- The Washington Times - Tuesday, April 13, 2021

Churches in California can now hold worship services at full capacity indoors following a lengthy legal battle that pitted congregants against the state during the coronavirus pandemic.

On Monday, the California government’s COVID-19 industry guidance was updated to read, “In response to recent judicial rulings, effective immediately, location and capacity limits on places of worship are not mandatory but are strongly recommended.”

The state Department of Public Health said indoor church services are still “strongly discouraged” and should be limited to 25% capacity in areas that are in the most restrictive purple tier, and that indoor services should still be limited to 50% capacity in the most relaxed yellow tier.

Church performers singing, chanting or playing a wind instrument indoors in the purple tier are still required to wear face coverings at all times and maintain at least 12 feet of physical distance from other performers.

The Supreme Court struck down California’s outright ban on indoor worship services in February, saying it must allow houses of worship to open at 25% capacity.

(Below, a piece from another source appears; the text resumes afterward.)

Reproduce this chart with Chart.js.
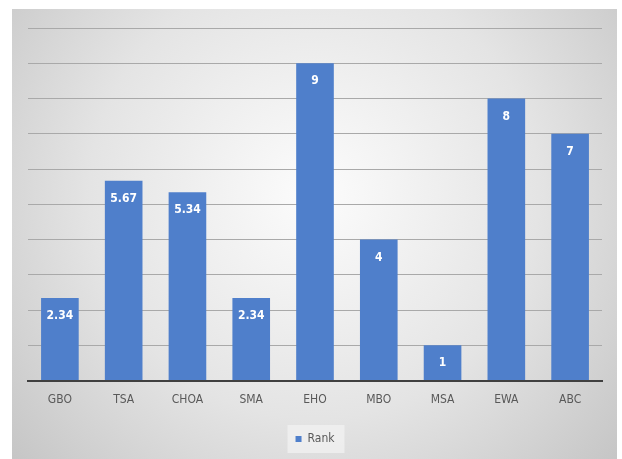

But on Friday, the high court ruled the state can’t enforce coronavirus-related restrictions on home-based religious gatherings such as Bible studies and prayer meetings, The Associated Press reported.

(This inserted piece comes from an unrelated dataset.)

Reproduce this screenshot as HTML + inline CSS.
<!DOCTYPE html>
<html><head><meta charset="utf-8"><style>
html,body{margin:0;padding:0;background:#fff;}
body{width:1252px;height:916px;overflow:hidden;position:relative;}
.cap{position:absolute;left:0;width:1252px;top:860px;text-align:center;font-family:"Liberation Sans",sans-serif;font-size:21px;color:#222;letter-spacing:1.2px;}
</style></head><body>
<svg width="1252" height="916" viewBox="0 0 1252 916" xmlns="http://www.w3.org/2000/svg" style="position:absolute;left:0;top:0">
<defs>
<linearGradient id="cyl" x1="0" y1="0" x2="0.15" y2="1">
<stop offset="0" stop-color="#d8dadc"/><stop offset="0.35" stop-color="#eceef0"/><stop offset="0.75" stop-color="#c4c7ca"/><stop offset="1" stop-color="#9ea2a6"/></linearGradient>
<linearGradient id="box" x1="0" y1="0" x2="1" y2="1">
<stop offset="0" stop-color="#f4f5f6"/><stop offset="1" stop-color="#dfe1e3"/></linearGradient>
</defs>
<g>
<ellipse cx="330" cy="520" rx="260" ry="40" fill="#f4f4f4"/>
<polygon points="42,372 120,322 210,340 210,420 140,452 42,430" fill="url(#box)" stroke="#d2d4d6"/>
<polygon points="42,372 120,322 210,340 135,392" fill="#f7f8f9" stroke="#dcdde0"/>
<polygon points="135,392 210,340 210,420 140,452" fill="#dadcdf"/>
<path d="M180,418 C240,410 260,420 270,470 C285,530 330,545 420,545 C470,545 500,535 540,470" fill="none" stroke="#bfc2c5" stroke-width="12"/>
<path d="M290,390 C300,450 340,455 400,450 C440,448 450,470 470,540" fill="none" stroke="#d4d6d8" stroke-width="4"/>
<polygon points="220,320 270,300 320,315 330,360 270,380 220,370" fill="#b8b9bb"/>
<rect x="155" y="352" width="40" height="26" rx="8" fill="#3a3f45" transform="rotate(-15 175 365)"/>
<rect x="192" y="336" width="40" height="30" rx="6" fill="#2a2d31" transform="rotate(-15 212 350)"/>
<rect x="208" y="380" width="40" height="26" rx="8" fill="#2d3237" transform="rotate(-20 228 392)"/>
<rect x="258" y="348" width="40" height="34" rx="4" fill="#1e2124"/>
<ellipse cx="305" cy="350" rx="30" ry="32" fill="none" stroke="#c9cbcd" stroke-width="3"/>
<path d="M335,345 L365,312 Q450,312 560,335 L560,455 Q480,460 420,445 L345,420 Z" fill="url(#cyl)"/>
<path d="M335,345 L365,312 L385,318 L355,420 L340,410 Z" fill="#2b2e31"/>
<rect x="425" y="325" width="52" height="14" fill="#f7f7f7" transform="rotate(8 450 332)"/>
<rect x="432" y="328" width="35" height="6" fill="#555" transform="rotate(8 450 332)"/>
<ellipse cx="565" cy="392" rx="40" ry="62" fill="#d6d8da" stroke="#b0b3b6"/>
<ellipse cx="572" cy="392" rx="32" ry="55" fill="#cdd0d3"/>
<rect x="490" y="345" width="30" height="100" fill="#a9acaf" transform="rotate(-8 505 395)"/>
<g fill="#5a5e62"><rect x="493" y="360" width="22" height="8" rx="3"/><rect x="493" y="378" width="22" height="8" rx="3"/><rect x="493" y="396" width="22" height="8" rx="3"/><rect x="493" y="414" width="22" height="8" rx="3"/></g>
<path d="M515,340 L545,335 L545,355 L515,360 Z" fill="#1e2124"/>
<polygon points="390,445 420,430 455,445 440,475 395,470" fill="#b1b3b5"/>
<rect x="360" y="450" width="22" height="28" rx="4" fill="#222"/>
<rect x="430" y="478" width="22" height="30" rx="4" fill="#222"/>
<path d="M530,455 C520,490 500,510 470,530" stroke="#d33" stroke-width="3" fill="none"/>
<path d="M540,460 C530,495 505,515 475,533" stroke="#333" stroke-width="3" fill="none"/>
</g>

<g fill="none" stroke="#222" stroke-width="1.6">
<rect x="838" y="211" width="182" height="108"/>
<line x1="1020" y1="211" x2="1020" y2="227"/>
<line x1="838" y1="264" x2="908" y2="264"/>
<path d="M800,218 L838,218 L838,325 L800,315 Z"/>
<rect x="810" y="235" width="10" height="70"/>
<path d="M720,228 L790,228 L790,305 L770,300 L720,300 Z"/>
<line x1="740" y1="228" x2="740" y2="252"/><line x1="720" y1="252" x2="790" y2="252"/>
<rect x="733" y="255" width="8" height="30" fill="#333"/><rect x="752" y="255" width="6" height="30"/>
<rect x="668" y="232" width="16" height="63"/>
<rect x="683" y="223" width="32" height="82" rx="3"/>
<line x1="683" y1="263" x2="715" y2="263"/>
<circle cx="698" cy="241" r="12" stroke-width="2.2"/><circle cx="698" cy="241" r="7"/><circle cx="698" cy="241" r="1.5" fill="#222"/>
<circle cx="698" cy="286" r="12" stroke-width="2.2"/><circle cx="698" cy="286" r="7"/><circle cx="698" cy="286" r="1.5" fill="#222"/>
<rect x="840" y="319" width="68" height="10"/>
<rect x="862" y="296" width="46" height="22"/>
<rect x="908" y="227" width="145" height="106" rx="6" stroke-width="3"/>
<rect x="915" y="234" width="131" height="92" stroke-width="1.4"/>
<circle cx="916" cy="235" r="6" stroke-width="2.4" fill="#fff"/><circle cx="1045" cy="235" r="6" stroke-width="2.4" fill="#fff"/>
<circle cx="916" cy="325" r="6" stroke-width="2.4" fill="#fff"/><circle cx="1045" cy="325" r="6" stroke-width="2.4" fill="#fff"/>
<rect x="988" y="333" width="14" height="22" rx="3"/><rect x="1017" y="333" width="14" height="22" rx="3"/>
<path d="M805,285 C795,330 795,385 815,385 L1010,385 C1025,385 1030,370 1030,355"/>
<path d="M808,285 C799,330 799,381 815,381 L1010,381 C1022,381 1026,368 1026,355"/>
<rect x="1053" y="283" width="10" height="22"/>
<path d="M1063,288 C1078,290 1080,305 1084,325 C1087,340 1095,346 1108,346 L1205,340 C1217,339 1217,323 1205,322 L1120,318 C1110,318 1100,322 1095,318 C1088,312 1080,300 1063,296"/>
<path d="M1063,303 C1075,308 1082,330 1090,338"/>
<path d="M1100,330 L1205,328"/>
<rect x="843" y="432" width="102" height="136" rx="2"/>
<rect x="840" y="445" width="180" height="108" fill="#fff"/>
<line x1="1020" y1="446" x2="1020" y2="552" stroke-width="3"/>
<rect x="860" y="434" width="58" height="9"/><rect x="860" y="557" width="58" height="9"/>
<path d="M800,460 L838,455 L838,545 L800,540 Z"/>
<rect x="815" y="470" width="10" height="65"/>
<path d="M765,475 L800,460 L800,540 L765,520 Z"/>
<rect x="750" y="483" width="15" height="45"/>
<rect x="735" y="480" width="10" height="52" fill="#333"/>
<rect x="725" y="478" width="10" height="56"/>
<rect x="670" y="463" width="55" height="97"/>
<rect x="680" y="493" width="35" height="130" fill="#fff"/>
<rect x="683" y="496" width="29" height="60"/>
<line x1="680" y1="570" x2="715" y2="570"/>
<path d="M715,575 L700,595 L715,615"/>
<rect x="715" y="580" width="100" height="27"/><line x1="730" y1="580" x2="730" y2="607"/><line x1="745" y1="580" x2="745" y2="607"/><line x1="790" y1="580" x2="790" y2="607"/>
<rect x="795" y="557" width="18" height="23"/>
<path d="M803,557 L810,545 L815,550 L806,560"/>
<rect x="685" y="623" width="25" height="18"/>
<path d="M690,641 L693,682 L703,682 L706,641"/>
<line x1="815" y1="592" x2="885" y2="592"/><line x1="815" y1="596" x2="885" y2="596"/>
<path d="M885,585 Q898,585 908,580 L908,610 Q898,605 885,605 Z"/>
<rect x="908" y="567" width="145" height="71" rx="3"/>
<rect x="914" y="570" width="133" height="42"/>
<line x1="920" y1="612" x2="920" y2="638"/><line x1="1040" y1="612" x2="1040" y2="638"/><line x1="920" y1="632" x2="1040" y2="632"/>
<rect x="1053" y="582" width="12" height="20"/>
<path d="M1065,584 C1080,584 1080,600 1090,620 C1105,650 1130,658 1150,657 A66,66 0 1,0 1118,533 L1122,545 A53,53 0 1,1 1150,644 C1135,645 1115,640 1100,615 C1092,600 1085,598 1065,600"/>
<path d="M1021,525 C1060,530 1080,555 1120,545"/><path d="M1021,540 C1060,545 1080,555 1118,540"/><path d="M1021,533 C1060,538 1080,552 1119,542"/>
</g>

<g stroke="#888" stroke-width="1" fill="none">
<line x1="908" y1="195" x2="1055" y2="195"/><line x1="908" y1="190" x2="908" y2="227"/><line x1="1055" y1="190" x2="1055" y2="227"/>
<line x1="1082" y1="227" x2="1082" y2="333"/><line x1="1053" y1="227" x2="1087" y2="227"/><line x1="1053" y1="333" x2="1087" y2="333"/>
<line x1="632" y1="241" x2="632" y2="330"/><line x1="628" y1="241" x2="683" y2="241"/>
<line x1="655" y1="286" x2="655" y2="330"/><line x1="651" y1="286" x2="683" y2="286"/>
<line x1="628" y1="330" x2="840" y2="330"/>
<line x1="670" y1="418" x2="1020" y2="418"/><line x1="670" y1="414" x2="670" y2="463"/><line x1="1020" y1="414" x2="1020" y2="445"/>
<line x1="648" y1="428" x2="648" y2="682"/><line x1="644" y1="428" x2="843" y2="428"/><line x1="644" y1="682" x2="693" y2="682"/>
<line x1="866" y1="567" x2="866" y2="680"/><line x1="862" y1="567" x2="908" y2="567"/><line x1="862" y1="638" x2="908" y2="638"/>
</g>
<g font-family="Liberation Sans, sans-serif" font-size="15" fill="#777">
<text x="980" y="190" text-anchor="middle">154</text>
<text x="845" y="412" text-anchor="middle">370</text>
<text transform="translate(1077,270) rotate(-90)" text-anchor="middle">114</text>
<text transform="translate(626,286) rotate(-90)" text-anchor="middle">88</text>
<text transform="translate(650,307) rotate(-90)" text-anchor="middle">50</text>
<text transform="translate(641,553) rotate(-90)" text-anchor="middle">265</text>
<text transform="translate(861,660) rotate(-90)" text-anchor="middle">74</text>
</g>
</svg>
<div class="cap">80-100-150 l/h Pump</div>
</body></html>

“Governor Newsom should have done this a long time ago,” said Harmeet K. Dhillon, founder of Center for American Liberty, AP reported. “For over a year, the state of California has targeted the faith community for discriminatory treatment depriving them of their fundamental right to worship.”

Jim Franklin, senior pastor at Cornerstone Church, which participated in one of several lawsuits against the state, also applauded the move.

“The law that we obey first of all is the law of God,” Mr. Franklin told a local ABC affiliate. “But the law that is in this land is the constitution of the United States.”

“What this does, is this vindicates us,” he added. “We have said all along that we have a constitutional right to meet and to worship.”